Furthermore, both teams have little resources in which to substantially alter their rosters this offseason. The Khalil Mack trade has taken away the Bears opening draft pick, and their playoff status ensures that their first pick will be later in the second round. They are also low in cap space with only $20.2 Million available to spend per overthecap.com, meaning 24 teams have more cash on hand to sign any potential free agents, outbidding the Bears. Meanwhile, the Vikings are even more cash deprived, with only $11.3 Million in cap space in 2019 – 3rd worst in the league. Part of the reason for the low cap space for these NFC North teams is due to the fact that they signed many of their core players to contacts this offseason.

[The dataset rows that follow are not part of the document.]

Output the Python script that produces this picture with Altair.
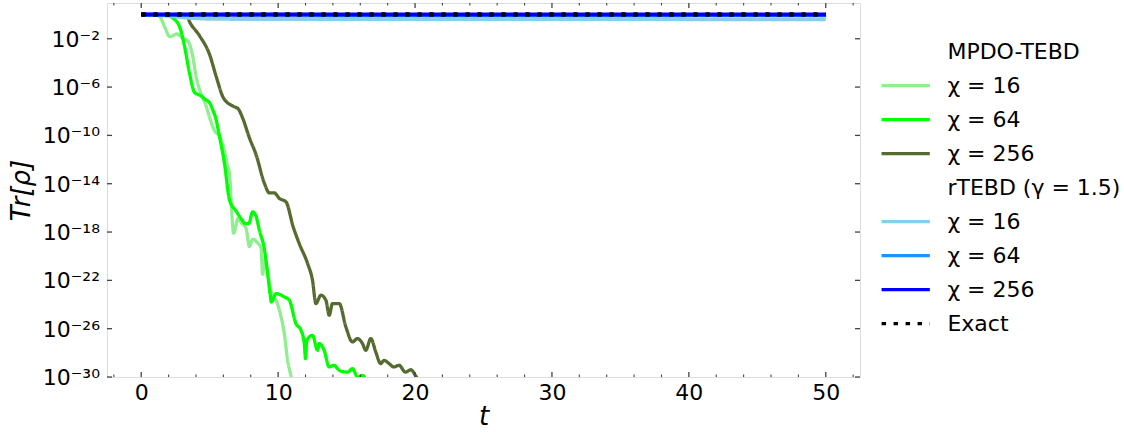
import altair as alt
import pandas as pd

FONT = "DejaVu Sans"

# ---- data: t and log10(Tr[rho]) ----
m16_t = [0, 1.0, 1.35, 1.71, 2.08, 2.3, 2.6, 3.04, 3.41, 3.77, 4.02, 4.26, 4.5, 4.75, 4.99, 5.35,
         5.72, 6.08, 6.3, 6.45, 6.57, 6.75, 6.81, 7.05, 7.35, 7.66, 7.9, 8.14, 8.5, 8.75, 8.87,
         9.0, 9.12, 9.3, 9.6, 9.85, 10.21, 10.45, 10.69, 10.94, 11.2]
m16_log = [0, -0.02, -0.17, -1.0, -1.83, -1.75, -1.6, -1.96, -2.2, -3.49, -5.2, -6.2, -6.9, -7.6, -8.5, -9.6,
           -10.1, -11.3, -12.5, -13.2, -15.5, -18.1, -18.0, -16.9, -17.3, -17.7, -19.2, -18.6, -18.9, -19.3, -21.5,
           -20.3, -20.6, -21.8, -23.37, -23.65, -25.0, -26.4, -28.6, -29.9, -31.0]

m64_t = [0, 1.8, 2.2, 2.8, 3.17, 3.53, 3.9, 4.26, 4.75, 5.0, 5.23, 5.45, 5.6, 5.77, 6.08, 6.45, 6.93,
         7.3, 7.6, 7.85, 8.14, 8.39, 8.63, 9.0, 9.24, 9.42, 9.5, 9.85, 10.45, 10.82, 11.3, 11.67, 11.91,
         12.0, 12.1, 12.51, 12.88, 13.0, 13.36, 13.73, 14.09, 14.46, 15.07, 15.43, 15.8, 16.16, 16.5]
m64_log = [0, -0.02, -0.2, -1.0, -2.66, -4.86, -6.45, -6.66, -7.08, -7.3, -7.9, -8.6, -9.4, -10.39, -12.32,
           -15.36, -16.26, -16.9, -17.3, -17.3, -16.33, -16.7, -17.85, -19.45, -21.5, -23.2, -23.79, -23.09,
           -23.37, -23.65, -25.58, -26.13, -27.23, -28.48, -26.96, -26.55, -27.79, -27.23, -27.79, -29.17,
           -29.03, -29.45, -29.6, -29.3, -30.0, -29.86, -30.5]

m256_t = [0, 3.3, 3.53, 4.26, 4.99, 5.48, 5.96, 6.3, 6.57, 6.93, 7.05, 7.42, 7.9, 8.39, 9.0, 9.36, 9.72,
          10.09, 10.57, 11.1, 11.54, 12.15, 12.51, 12.76, 13.12, 13.49, 13.73, 13.97, 14.46, 14.95, 15.43,
          15.79, 16.16, 16.4, 16.77, 17.13, 17.49, 17.73, 18.1, 18.46, 18.83, 19.3, 19.7, 20.1, 20.6]
m256_log = [0, -0.02, -0.59, -1.75, -3.3, -5.14, -6.8, -7.3, -7.49, -7.7, -7.76, -8.6, -10.2, -11.6, -13.98,
            -14.76, -14.76, -15.22, -15.5, -17.57, -18.95, -20.6, -21.99, -23.92, -23.23, -23.65, -24.89,
            -23.92, -23.92, -25.86, -27.1, -26.82, -27.23, -27.79, -26.82, -27.93, -28.89, -28.62, -28.89,
            -29.17, -29.03, -29.6, -29.4, -30.0, -30.6]

r16_t = [0, 1, 2, 3, 4, 5, 8, 30, 50]
r16_log = [0, -0.02, -0.1, -0.22, -0.3, -0.34, -0.36, -0.37, -0.38]

r64_t = [0, 2, 5, 50]
r64_log = [0, -0.01, -0.02, -0.03]

r256_t = [0, 50]
r256_log = [0, 0]

exact_t = [0, 50]
exact_log = [0, 0]

# legend / series
series_names = ["MPDO-TEBD", "χ = 16", "χ = 64", "χ = 256", "rTEBD (γ = 1.5)",
                "χ = 16 ", "χ = 64 ", "χ = 256 ", "Exact"]
series_colors = ["transparent", "#90EE90", "#00FF00", "#556B2F", "transparent",
                 "#87CEEB", "#1E90FF", "#0000FF", "#000000"]
series_dash = [[1, 0]] * 8 + [[4.5, 7.5]]

# ticks
x_major = [0, 10, 20, 30, 40, 50]
x_minor = [-2, 2, 4, 6, 8, 12, 14, 16, 18, 22, 24, 26, 28, 32, 34, 36, 38, 42, 44, 46, 48, 52]
y_major = [1e-30, 1e-26, 1e-22, 1e-18, 1e-14, 1e-10, 1e-6, 1e-2]
y_labels = ["10⁻³⁰", "10⁻²⁶", "10⁻²²", "10⁻¹⁸", "10⁻¹⁴", "10⁻¹⁰", "10⁻⁶", "10⁻²"]
x_labels_vals = [0, 10, 20, 30, 40, 50]

# ---- build tables ----
rows = []
for name, ts, ls in [("χ = 16", m16_t, m16_log), ("χ = 64", m64_t, m64_log), ("χ = 256", m256_t, m256_log),
                     ("χ = 16 ", r16_t, r16_log), ("χ = 64 ", r64_t, r64_log), ("χ = 256 ", r256_t, r256_log),
                     ("Exact", exact_t, exact_log)]:
    for t, l in zip(ts, ls):
        rows.append({"series": name, "t": t, "value": 10.0 ** l})
df = pd.DataFrame(rows)

W, H = 753, 374
XDOM = [-2.5, 52.5]
YDOM = [1e-30, 10 ** 0.96]

xscale = alt.Scale(domain=XDOM, nice=False, zero=False)
yscale = alt.Scale(type="log", domain=YDOM, nice=False)

xaxis = alt.Axis(values=x_labels_vals, title="t", titleFontStyle="italic", titleFontSize=26,
                 titleFont=FONT, titleFontWeight="normal", titleColor="black", titlePadding=0,
                 labelFont=FONT, labelFontSize=22, labelColor="black", labelPadding=5,
                 ticks=False, domain=False, grid=False, format="d")
yaxis = alt.Axis(title="Tr[ρ]", titleFontStyle="italic", titleFontSize=26, titleFont=FONT,
                 titleFontWeight="normal", titleColor="black", titlePadding=73,
                 labels=False, ticks=False, domain=False, grid=False)


def X(field):
    return alt.X(field, type="quantitative", scale=xscale, axis=xaxis)


def Y(field):
    return alt.Y(field, type="quantitative", scale=yscale, axis=yaxis)


legend = alt.Legend(title=None, orient="none", legendX=772.7, legendY=32.0, symbolType="stroke",
                    symbolSize=2333, symbolStrokeWidth=3.3, labelFont=FONT, labelFontSize=22,
                    labelColor="black", clipHeight=33.15, rowPadding=0, labelOffset=15.7, padding=0,
                    labelLimit=400)
color_enc = alt.Color("series:N", scale=alt.Scale(domain=series_names, range=series_colors), legend=legend)
dash_enc = alt.StrokeDash("series:N", scale=alt.Scale(domain=series_names, range=series_dash), legend=legend)

layers = []
for name in ["χ = 16", "χ = 64", "χ = 256", "χ = 16 ", "χ = 64 ", "χ = 256 ", "Exact"]:
    sw = 4.5 if name == "Exact" else (4 if name in ("χ = 16 ", "χ = 64 ", "χ = 256 ") else 3.3)
    layers.append(
        alt.Chart(df).transform_filter(alt.datum.series == name)
        .mark_line(clip=True, strokeWidth=sw, strokeCap="butt", interpolate="monotone")
        .encode(x=X("t"), y=Y("value"), color=color_enc, strokeDash=dash_enc, order="t:Q")
    )

tick_color = "#444444"
xmaj = pd.DataFrame({"t": x_major})
xmin = pd.DataFrame({"t": x_minor})
ymaj = pd.DataFrame({"value": y_major, "label": y_labels})

ticks = [
    alt.Chart(xmaj).mark_rule(color=tick_color, strokeWidth=1.3).encode(x=X("t"), y=alt.value(H), y2=alt.value(H - 5)),
    alt.Chart(xmaj).mark_rule(color=tick_color, strokeWidth=1.3).encode(x=X("t"), y=alt.value(0), y2=alt.value(5)),
    alt.Chart(xmin).mark_rule(color=tick_color, strokeWidth=1.1).encode(x=X("t"), y=alt.value(H), y2=alt.value(H - 2.5)),
    alt.Chart(xmin).mark_rule(color=tick_color, strokeWidth=1.1).encode(x=X("t"), y=alt.value(0), y2=alt.value(2.5)),
    alt.Chart(ymaj).mark_rule(color=tick_color, strokeWidth=1.3).encode(y=Y("value"), x=alt.value(0), x2=alt.value(5)),
    alt.Chart(ymaj).mark_rule(color=tick_color, strokeWidth=1.3).encode(y=Y("value"), x=alt.value(W), x2=alt.value(W - 5)),
    alt.Chart(ymaj).mark_text(font=FONT, fontSize=22, align="right", baseline="middle", dy=1, color="black")
    .encode(y=Y("value"), x=alt.value(-7), text="label:N"),
]

chart = alt.layer(*layers, *ticks).properties(
    width=W, height=H,
    autosize=alt.AutoSizeParams(type="none"),
    padding={"left": 107, "top": 3, "right": 1124 - 107 - W, "bottom": 432 - 3 - H},
).configure_view(stroke="#4d4d4d", strokeWidth=1.5).configure(background="white")

chart.save("out.html", embed_options={"renderer": "svg", "actions": False})
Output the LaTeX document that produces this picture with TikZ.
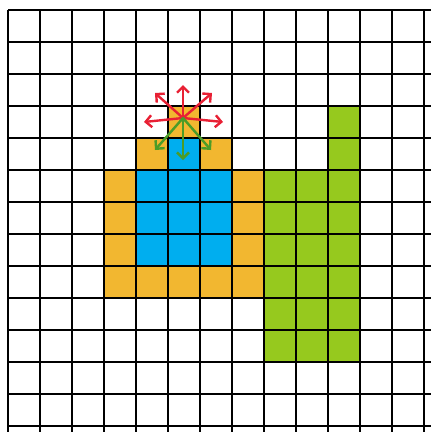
\documentclass[tikz,border=0pt]{standalone}
\usetikzlibrary{arrows.meta}
\definecolor{cellorange}{RGB}{242,183,48}
\definecolor{cellblue}{RGB}{0,174,239}
\definecolor{cellgreen}{RGB}{150,201,30}
\definecolor{arrred}{RGB}{232,32,52}
\definecolor{arrgreen}{RGB}{76,156,40}
\tikzset{
  cell/.style={fill=#1, draw=none},
  gridline/.style={line width=1.1pt, black},
  redarrow/.style={arrred, line width=2.4pt, line cap=round, -{Straight Barb[length=6pt,width=12pt,line width=2.4pt]}},
  greenarrow/.style={arrgreen, line width=2.4pt, line cap=round, -{Straight Barb[length=6pt,width=12pt,line width=2.4pt]}}
}
\begin{document}
\begin{tikzpicture}[x=1pt,y=-1pt]
\useasboundingbox (0,0) rectangle (431,432);
% orange block
\fill[cell=cellorange] (104,170) rectangle (264,298);
\fill[cell=cellorange] (136,138) rectangle (232,170);
\fill[cell=cellorange] (168,106) rectangle (200,138);
% blue
\fill[cell=cellblue] (136,170) rectangle (232,266);
\fill[cell=cellblue] (168,138) rectangle (200,170);
% green
\fill[cell=cellgreen] (264,170) rectangle (360,362);
\fill[cell=cellgreen] (328,106) rectangle (360,170);
% grid
\foreach \i in {0,...,13} {
  \draw[gridline] ({8+32*\i},10) -- ({8+32*\i},432);
  \draw[gridline] (8,{10+32*\i}) -- (431,{10+32*\i});
}
% arrows
\coordinate (o) at (183,118);
\coordinate (u) at (183,85);
\coordinate (ul) at (155,93);
\coordinate (ur) at (212,93);
\coordinate (l) at (144,122);
\coordinate (r) at (223,122);
\coordinate (dl) at (155,150);
\coordinate (d) at (183,160);
\coordinate (dr) at (211,150);
\foreach \t in {u,ul,ur,l,r} { \draw[redarrow] (o) -- (\t); }
\foreach \t in {dl,d,dr} { \draw[greenarrow] (o) -- (\t); }
\end{tikzpicture}
\end{document}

All four Defensive Pro Bowlers for Chicago are on multi-year deals through at least 2020. Several core players of the Minnesota Offense are also contracted through 2020; Quarterback Kirk Cousins, Tight End Kyle Rudolph, Running Back Dalvin Cook, and Wide Receivers Stefon Diggs and Adam Thielen. With no cap space, contracted stars, and returning coordinators, These teams will have the same playmakers in future matchups against each other.
The stage is set. Playoff contention is on the line, now and into the future. If Kevin Stefanski and Vic Fangio hope to led their teams to a Super Bowl title, they will have to go through each other first. Sunday will be only the first taste, and a trendsetter, for this incredible rivalry. All eyes, including yours, should be on US Bank Stadium in Week 17.